<<<<
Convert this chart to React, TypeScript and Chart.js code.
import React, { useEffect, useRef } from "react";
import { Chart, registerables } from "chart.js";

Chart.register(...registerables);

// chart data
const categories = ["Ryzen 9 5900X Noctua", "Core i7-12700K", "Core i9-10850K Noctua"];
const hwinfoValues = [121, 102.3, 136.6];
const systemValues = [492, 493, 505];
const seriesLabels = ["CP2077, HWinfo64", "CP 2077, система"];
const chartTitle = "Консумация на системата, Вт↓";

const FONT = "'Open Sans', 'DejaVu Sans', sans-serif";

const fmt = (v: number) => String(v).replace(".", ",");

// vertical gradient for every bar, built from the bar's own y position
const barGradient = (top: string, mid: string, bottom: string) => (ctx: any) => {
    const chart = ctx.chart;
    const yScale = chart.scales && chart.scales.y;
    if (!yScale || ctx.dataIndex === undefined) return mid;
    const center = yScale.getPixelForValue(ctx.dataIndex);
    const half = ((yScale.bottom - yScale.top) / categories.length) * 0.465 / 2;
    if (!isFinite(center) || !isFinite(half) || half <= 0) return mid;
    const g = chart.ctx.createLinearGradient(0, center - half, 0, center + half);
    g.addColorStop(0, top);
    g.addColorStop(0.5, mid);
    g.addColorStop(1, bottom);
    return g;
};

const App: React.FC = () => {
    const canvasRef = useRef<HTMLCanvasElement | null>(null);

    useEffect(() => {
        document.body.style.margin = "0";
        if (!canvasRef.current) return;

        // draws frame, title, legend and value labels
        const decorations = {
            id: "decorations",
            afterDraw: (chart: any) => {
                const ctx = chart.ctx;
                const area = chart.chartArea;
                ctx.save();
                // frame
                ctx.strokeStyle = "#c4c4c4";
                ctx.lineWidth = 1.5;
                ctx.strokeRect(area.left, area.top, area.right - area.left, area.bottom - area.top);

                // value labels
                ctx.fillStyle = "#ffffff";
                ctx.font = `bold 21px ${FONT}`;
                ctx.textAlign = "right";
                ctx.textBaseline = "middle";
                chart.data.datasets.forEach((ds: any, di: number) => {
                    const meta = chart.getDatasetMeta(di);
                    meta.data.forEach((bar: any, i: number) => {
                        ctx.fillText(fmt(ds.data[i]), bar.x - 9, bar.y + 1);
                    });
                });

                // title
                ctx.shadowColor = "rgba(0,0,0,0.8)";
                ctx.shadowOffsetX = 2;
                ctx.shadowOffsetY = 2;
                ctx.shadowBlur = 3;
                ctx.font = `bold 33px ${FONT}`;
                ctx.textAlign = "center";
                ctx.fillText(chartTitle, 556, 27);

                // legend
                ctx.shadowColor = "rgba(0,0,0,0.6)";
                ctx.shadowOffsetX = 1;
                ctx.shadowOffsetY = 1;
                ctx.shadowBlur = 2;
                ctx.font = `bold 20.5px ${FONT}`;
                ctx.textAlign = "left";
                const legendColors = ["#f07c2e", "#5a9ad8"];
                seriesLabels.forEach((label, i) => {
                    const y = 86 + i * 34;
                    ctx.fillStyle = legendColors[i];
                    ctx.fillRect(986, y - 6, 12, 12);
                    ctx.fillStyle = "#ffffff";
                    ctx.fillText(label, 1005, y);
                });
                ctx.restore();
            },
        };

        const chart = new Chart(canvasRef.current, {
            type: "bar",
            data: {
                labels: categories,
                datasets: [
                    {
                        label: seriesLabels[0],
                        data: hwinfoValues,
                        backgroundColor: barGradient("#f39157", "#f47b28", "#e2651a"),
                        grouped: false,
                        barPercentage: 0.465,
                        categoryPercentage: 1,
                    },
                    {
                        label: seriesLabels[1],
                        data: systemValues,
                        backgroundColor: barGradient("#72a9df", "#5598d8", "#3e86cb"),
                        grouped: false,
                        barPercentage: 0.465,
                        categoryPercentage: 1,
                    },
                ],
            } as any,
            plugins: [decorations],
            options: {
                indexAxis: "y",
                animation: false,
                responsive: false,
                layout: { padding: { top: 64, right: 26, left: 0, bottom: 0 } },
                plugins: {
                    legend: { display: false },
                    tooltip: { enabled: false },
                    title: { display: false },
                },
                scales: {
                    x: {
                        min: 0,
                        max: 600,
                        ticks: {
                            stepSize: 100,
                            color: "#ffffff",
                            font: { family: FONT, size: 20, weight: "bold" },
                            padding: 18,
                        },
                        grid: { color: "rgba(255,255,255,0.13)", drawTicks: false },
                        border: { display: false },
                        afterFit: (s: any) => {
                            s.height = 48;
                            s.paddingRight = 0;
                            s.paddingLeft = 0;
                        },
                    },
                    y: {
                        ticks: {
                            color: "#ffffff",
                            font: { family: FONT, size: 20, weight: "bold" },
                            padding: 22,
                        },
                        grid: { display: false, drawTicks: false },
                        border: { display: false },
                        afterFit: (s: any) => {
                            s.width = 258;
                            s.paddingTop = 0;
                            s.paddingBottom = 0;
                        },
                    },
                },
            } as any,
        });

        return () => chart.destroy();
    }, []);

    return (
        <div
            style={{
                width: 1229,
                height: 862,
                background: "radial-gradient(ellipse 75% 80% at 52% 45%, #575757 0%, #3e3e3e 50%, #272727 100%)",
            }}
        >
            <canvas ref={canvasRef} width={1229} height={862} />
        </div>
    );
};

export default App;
>>>>
Extract every line containing the string "React" from the data above.

* EXERCISE OUTPUT:
Convert this chart to React, TypeScript and Chart.js code.
import React, { useEffect, useRef } from "react";
const App: React.FC = () => {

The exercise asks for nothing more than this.